Dear Mrs Stelios Ryder,
I am writing in response to the job which I saw advertised in the Respublika newspaper. I would apply for one of positions of trainee manager. Thus, I believe that I have all the necessary skills and qualifications for this post.
I have graduated Romerio University in Vilnius and received high grades in my Greek and Financial Course so I am a banking and finance specialist. For the last 3 years I have worked such a bank manager therefore I have had a lot of experience in financial range. This experience has given me a lot of knowledge of the European financial markets.
I am enthusiastic, committed and responsible person. I know how to use the computer and all necessary programs, for example Microsoft Office Excel. Else, I have good recommendations from my quondam boss and I would be glad if you would spend me further details of the job and promotions.
Thank you for your consideration. I look forward to speaking with you about this employment opportunity.
Re: Please correct my letter!
Write shorter: 'job advertised in...'
in response to the job which I saw advertised in
1. graduated from
I have graduated Romerio University in Vilnius and received high grades in my Greek and Financial Course so I am a banking and finance specialist.

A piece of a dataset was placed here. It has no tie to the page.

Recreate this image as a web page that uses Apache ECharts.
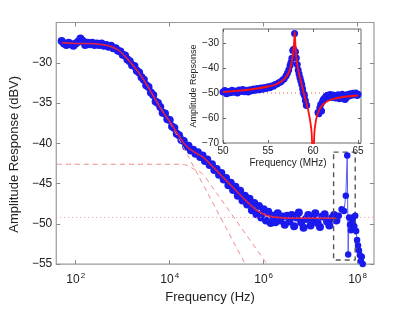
<!DOCTYPE html>
<html><head><meta charset="utf-8">
<script src="https://cdn.jsdelivr.net/npm/echarts@6/dist/echarts.min.js"></script>
<style>html,body{margin:0;padding:0;background:#fff}#c{width:414px;height:309px}</style>
</head><body><div id="c"></div>
<script>
// ---- Main plot: log10(frequency / Hz) and amplitude (dBV) ----
const mainLogF = [1.70,1.75,1.80,1.85,1.90,1.95,2.00,2.05,2.10,2.15,2.20,2.25,2.30,2.35,2.40,2.45,2.50,2.55,2.60,2.65,2.70,2.75,2.80,2.85,2.90,2.95,3.00,3.05,3.10,3.15,3.20,3.25,3.30,3.35,3.40,3.45,3.50,3.55,3.60,3.65,3.70,3.75,3.80,3.85,3.90,3.95,4.00,4.05,4.10,4.15,4.20,4.25,4.30,4.35,4.40,4.45,4.50,4.55,4.60,4.65,4.70,4.75,4.80,4.85,4.90,4.95,5.00,5.05,5.10,5.15,5.20,5.25,5.30,5.35,5.40,5.45,5.50,5.55,5.60,5.65,5.70,5.75,5.80,5.85,5.90,5.95,6.00,6.05,6.10,6.15,6.20,6.25,6.30,6.35,6.40,6.45,6.50,6.55,6.60,6.65,6.70,6.75,6.80,6.85,6.90,6.95,7.00,7.05,7.10,7.15,7.20,7.25,7.30,7.35,7.40,7.45,7.50,7.55];
const mainDb = [-27.3,-27.6,-27.8,-27.5,-27.7,-27.9,-27.6,-27.4,-27.0,-27.3,-27.8,-27.5,-27.7,-27.5,-27.8,-27.6,-27.8,-27.6,-27.9,-27.8,-28.0,-27.9,-28.2,-28.2,-28.5,-28.6,-29.0,-29.1,-29.6,-29.8,-30.3,-30.4,-31.0,-31.2,-31.8,-32.1,-32.8,-33.0,-33.7,-34.0,-34.8,-35.0,-35.5,-36.2,-36.3,-37.0,-37.1,-37.9,-38.1,-38.8,-39.0,-39.6,-39.7,-40.4,-40.3,-40.9,-40.8,-41.3,-41.1,-41.7,-41.5,-42.2,-42.0,-42.7,-42.6,-43.3,-43.2,-43.9,-43.7,-44.5,-44.3,-45.2,-44.9,-45.8,-45.4,-46.5,-45.9,-47.1,-46.5,-47.6,-46.9,-48.3,-47.4,-48.8,-47.8,-49.2,-48.2,-49.6,-48.5,-49.9,-49.0,-49.8,-48.7,-49.6,-49.1,-50.1,-49.0,-49.7,-48.9,-50.3,-49.2,-48.6,-49.8,-50.5,-49.4,-48.9,-50.2,-49.5,-48.7,-49.9,-50.4,-49.1,-48.8,-49.7,-50.2,-49.3,-48.9,-49.6];
const tailLogF = [7.60,7.66,7.71,7.75,7.78,7.80,7.82,7.84,7.86,7.88,7.90,7.93,7.95,7.97,7.99,8.01,8.03,8.05,8.07,8.09,8.11];
const tailDb = [-49.0,-48.2,-48.4,-46.5,-41.5,-53.8,-49.2,-50.1,-50.8,-49.6,-49.2,-50.3,-49.0,-50.9,-52.0,-52.7,-53.3,-53.9,-54.6,-54.1,-55.0];
const fitLogF = [1.7,2.0,2.3,2.5,2.7,2.9,3.05,3.2,3.4,3.6,3.8,4.0,4.2,4.35,4.5,4.7,4.9,5.05,5.2,5.4,5.6,5.75,5.9,6.1,6.3,6.6,7.0,7.3,7.62];
const fitDb = [-27.5,-27.6,-27.6,-27.7,-27.9,-28.4,-29.2,-30.2,-31.7,-33.6,-35.6,-37.3,-39.1,-40.3,-41.0,-41.7,-42.8,-43.7,-44.6,-45.8,-47.0,-47.8,-48.5,-49.0,-49.2,-49.3,-49.3,-49.3,-49.3];
const dash1LogF = [3.5,3.6,3.8,4.0,4.2,4.4,4.6,4.8,5.0,5.2,5.4,5.6,5.7];
const dash1Db = [-32.7,-33.6,-35.5,-37.4,-39.5,-41.7,-43.9,-46.1,-48.3,-50.5,-52.7,-54.9,-56.0];
const dash2LogF = [1.6,4.2,4.35,4.45,4.55,4.7,5.0,5.5,6.0,6.15];
const dash2Db = [-42.6,-42.6,-42.7,-43.0,-43.3,-43.8,-46.2,-50.3,-54.4,-55.6];
const floorLogF = [1.585,8.35];
const floorDb = [-49.2,-49.2];
const boxLogF = [7.49,7.95,7.95,7.49,7.49];
const boxDb = [-41.1,-41.1,-54.5,-54.5,-41.1];
const mainXTicks = [2,4,6,8];
const mainYTicks = [-55,-50,-45,-40,-35,-30];

// ---- Inset: frequency (MHz) and amplitude ----
const insetF = [50.0,50.2,50.4,50.6,50.8,51.0,51.2,51.4,51.6,51.8,52.0,52.2,52.4,52.6,52.8,53.0,53.2,53.4,53.6,53.8,54.0,54.2,54.4,54.6,54.8,55.0,55.2,55.4,55.6,55.8,56.0,56.2,56.4,56.6,56.8,57.0,57.15,57.3,57.45,57.55,57.65,57.75,57.85,57.95,58.05,58.15,58.25,58.35,58.45,58.55,58.65,58.75,58.85,58.95,59.05,59.15,59.25,59.3,60.55,60.65,60.75,60.85,60.95,61.05,61.15,61.3,61.45,61.6,61.75,61.9,62.05,62.2,62.35,62.5,62.65,62.8,62.95,63.1,63.25,63.4,63.55,63.7,63.85,64.0,64.15,64.3,64.45,64.6,64.75,64.9,65.0];
const insetDb = [-49.6,-49.0,-50.3,-49.4,-49.9,-48.9,-49.7,-49.2,-50.0,-48.8,-49.4,-48.6,-49.5,-48.9,-49.6,-48.7,-49.1,-48.4,-48.9,-48.2,-48.7,-48.0,-48.5,-47.8,-48.2,-47.5,-47.9,-47.2,-47.3,-46.6,-46.4,-45.9,-45.6,-44.9,-44.3,-43.2,-42.1,-40.8,-39.0,-37.8,-36.1,-33.0,-32.5,-26.2,-33.5,-36.0,-38.6,-40.8,-42.4,-43.9,-45.2,-46.6,-48.4,-50.2,-51.0,-53.0,-54.8,-55.0,-57.8,-58.3,-56.0,-54.6,-57.2,-53.4,-52.6,-52.0,-51.3,-50.9,-51.5,-50.6,-51.8,-50.8,-51.2,-52.0,-51.1,-50.7,-52.3,-51.0,-50.5,-51.6,-52.6,-51.9,-50.6,-51.2,-50.3,-50.9,-50.1,-50.6,-50.0,-51.0,-50.5];
const insetFitF = [50,51,52,53,54,55,55.5,56,56.5,57,57.3,57.5,57.65,57.8,57.9,57.97,58.05,58.15,58.3,58.5,58.7,58.9,59.1,59.3,59.5,59.7,59.85,59.95,60.05,60.15,60.3,60.5,60.8,61.2,61.7,62.3,63,64,65];
const insetFitDb = [-49.6,-49.3,-49.0,-48.6,-48.1,-47.4,-47.0,-46.3,-45.3,-43.6,-41.8,-39.8,-37.5,-33.5,-29.5,-25.5,-31.0,-36.0,-39.8,-43.2,-46.0,-49.0,-51.8,-54.5,-57.5,-61.5,-66.0,-74.0,-74.0,-66.0,-61.5,-58.5,-56.0,-54.3,-53.1,-52.3,-51.8,-51.3,-51.0];
const insetRefF = [50,65.33];
const insetRefDb = [-50,-50];
const insetXTicks = [50,55,60,65];
const insetYTicks = [-70,-60,-50,-40,-30];

const pairs = (xs, ys) => xs.map((x, i) => [x, ys[i]]);
const minus = v => (v < 0 ? '\u2212' + Math.abs(v) : String(v));
const FONT = 'Liberation Sans, Arial, sans-serif';
const TXT = '#222';
const BLUE = '#1a1aee';

const chart = echarts.init(document.getElementById('c'), null, {renderer: 'canvas'});
const frameAxis = (extra) => Object.assign({
  type: 'value', splitLine: {show: false}, axisLine: {show: false}
}, extra);

chart.setOption({
  animation: false,
  backgroundColor: '#fff',
  textStyle: {fontFamily: FONT},
  grid: [
    {left: 53.5, top: 22.5, width: 320.5, height: 249, show: true, borderColor: '#9a9a9a', borderWidth: 1.2, backgroundColor: '#fff'},
    {left: 223, top: 29, width: 138, height: 114, show: true, borderColor: '#6a6a6a', borderWidth: 1, backgroundColor: '#fff', z: 5}
  ],
  xAxis: [
    frameAxis({gridIndex: 0, min: 1.585, max: 8.35,
      name: 'Frequency (Hz)', nameLocation: 'middle', nameGap: 21,
      nameTextStyle: {fontSize: 13, color: TXT, fontFamily: FONT, padding: [0, 10, 0, 0]},
      axisTick: {inside: true, length: 4, customValues: mainXTicks, lineStyle: {color: '#888'}},
      axisLabel: {customValues: mainXTicks, margin: 8, formatter: v => '{b|10}{s|' + v + '}',
        rich: {b: {fontSize: 12, color: TXT, fontFamily: FONT, lineHeight: 16, verticalAlign: 'middle'},
               s: {fontSize: 8, color: TXT, fontFamily: FONT, lineHeight: 8, verticalAlign: 'top', padding: [0, 0, 0, 1]}}}}),
    frameAxis({gridIndex: 0, position: 'top', min: 1.585, max: 8.35,
      axisTick: {inside: true, length: 4, customValues: mainXTicks, lineStyle: {color: '#888'}},
      axisLabel: {show: false}}),
    frameAxis({gridIndex: 1, min: 50, max: 65.33, z: 6,
      name: 'Frequency (MHz)', nameLocation: 'middle', nameGap: 15,
      nameTextStyle: {fontSize: 10, color: TXT, fontFamily: FONT, padding: [0, 8, 0, 0]},
      axisTick: {inside: true, length: 3, customValues: insetXTicks, lineStyle: {color: '#666'}},
      axisLabel: {customValues: insetXTicks, margin: 3, fontSize: 10, color: TXT, fontFamily: FONT}}),
    frameAxis({gridIndex: 1, position: 'top', min: 50, max: 65.33, z: 6,
      axisTick: {inside: true, length: 3, customValues: insetXTicks, lineStyle: {color: '#666'}},
      axisLabel: {show: false}})
  ],
  yAxis: [
    frameAxis({gridIndex: 0, min: -55, max: -25,
      name: 'Amplitude Response (dBV)', nameLocation: 'middle', nameGap: 29,
      nameTextStyle: {fontSize: 13, color: TXT, fontFamily: FONT, padding: [0, 22, 0, 0]},
      axisTick: {inside: true, length: 4, customValues: mainYTicks, lineStyle: {color: '#888'}},
      axisLabel: {customValues: mainYTicks, margin: 4, fontSize: 12, color: TXT, fontFamily: FONT, formatter: minus}}),
    frameAxis({gridIndex: 0, position: 'right', min: -55, max: -25,
      axisTick: {inside: true, length: 4, customValues: mainYTicks, lineStyle: {color: '#888'}},
      axisLabel: {show: false}}),
    frameAxis({gridIndex: 1, min: -70, max: -24.4, z: 6,
      name: 'Amplitude Repsonse', nameLocation: 'middle', nameGap: 25,
      nameTextStyle: {fontSize: 9, color: TXT, fontFamily: FONT},
      axisTick: {inside: true, length: 3, customValues: insetYTicks, lineStyle: {color: '#666'}},
      axisLabel: {customValues: insetYTicks, margin: 4, fontSize: 10, color: TXT, fontFamily: FONT, formatter: minus}}),
    frameAxis({gridIndex: 1, position: 'right', min: -70, max: -24.4, z: 6,
      axisTick: {inside: true, length: 3, customValues: insetYTicks, lineStyle: {color: '#666'}},
      axisLabel: {show: false}})
  ],
  series: [
    {type: 'line', xAxisIndex: 0, yAxisIndex: 0, data: pairs(floorLogF, floorDb), symbol: 'none', silent: true,
      lineStyle: {color: '#f09090', width: 1, type: [1, 3]}},
    {type: 'line', xAxisIndex: 0, yAxisIndex: 0, data: pairs(dash1LogF, dash1Db), symbol: 'none', smooth: 0.3, clip: true,
      lineStyle: {color: '#f08a8a', width: 1, type: [5, 4]}},
    {type: 'line', xAxisIndex: 0, yAxisIndex: 0, data: pairs(dash2LogF, dash2Db), symbol: 'none', smooth: 0.3, clip: true,
      lineStyle: {color: '#f08a8a', width: 1, type: [5, 4]}},
    {type: 'scatter', xAxisIndex: 0, yAxisIndex: 0, data: pairs(mainLogF, mainDb), symbolSize: 8, clip: true,
      itemStyle: {color: BLUE, opacity: 1, borderWidth: 0}},
    {type: 'line', xAxisIndex: 0, yAxisIndex: 0, data: pairs(tailLogF, tailDb), symbol: 'circle', symbolSize: 6.5, showSymbol: true, clip: true,
      lineStyle: {color: '#5a5af5', width: 1}, itemStyle: {color: BLUE, opacity: 1, borderWidth: 0}},
    {type: 'line', xAxisIndex: 0, yAxisIndex: 0, data: pairs(fitLogF, fitDb), symbol: 'none', smooth: true, clip: true,
      lineStyle: {color: '#d8204a', width: 1.6}},
    {type: 'line', xAxisIndex: 0, yAxisIndex: 0, data: pairs(boxLogF, boxDb), symbol: 'none',
      lineStyle: {color: '#555', width: 1.4, type: [5, 4]}},
    {type: 'line', xAxisIndex: 2, yAxisIndex: 2, data: pairs(insetRefF, insetRefDb), symbol: 'none', z: 7,
      lineStyle: {color: '#e8603a', width: 1, type: [1, 3]}},
    {type: 'scatter', xAxisIndex: 2, yAxisIndex: 2, data: pairs(insetF, insetDb), symbolSize: 7, z: 7, clip: true,
      itemStyle: {color: BLUE, opacity: 1, borderWidth: 0}},
    {type: 'line', xAxisIndex: 2, yAxisIndex: 2, data: pairs(insetFitF, insetFitDb), symbol: 'none', smooth: 0.2, z: 8, clip: true,
      lineStyle: {color: '#ff1010', width: 1.8}}
  ]
});
</script></body></html>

2. I think it would be better to specify your major and average grade and there is no need to say that you're a banking and finance specialist.
'worked as a bank manager'. I think instead of the rest part of the paragraph you should describe your duties and responsibilities.
I have worked such a bank manager
'Range' is rarely used. "Financial field" is more common.
I'm sorry, but it sound childishly. 'The' article is misused here. Describing your computer literacy you should specify all financial software you was dealt with. Every student should be at least good user of Word and Excel, so specifying only these is not enough.
I know how to use the computer
1. As I know, only learners start sentences with 'else', 'also' and 'and'. For natives it's possible only in speaking.
Else, I have good recommendations from my quondam boss
2. If I were you, I would write something like this: 'What is more, I have a good recommendation/reference letter from my previous employer'
Just 'Thank you'
Thank you for your consideration
Again, if I were you, I would write this way: 'I am available for an interview at any time convenient to you. I look forward to meeting you to discuss my application.'
I look forward to speaking with you about this employment opportunity.
P.S. Most of employers prefer to read structured CVs and covering letters.
Last edited by Alex_D; 19-Jan-2010 at 19:09.
Re: Please correct my letter!
You are responding to the ad, not the job. (But didn't we discuss this in the other thread with an identical title?)
(I don't have any problem with Thank you for your consideration, but I agree with the rest of the advice from my colleague.)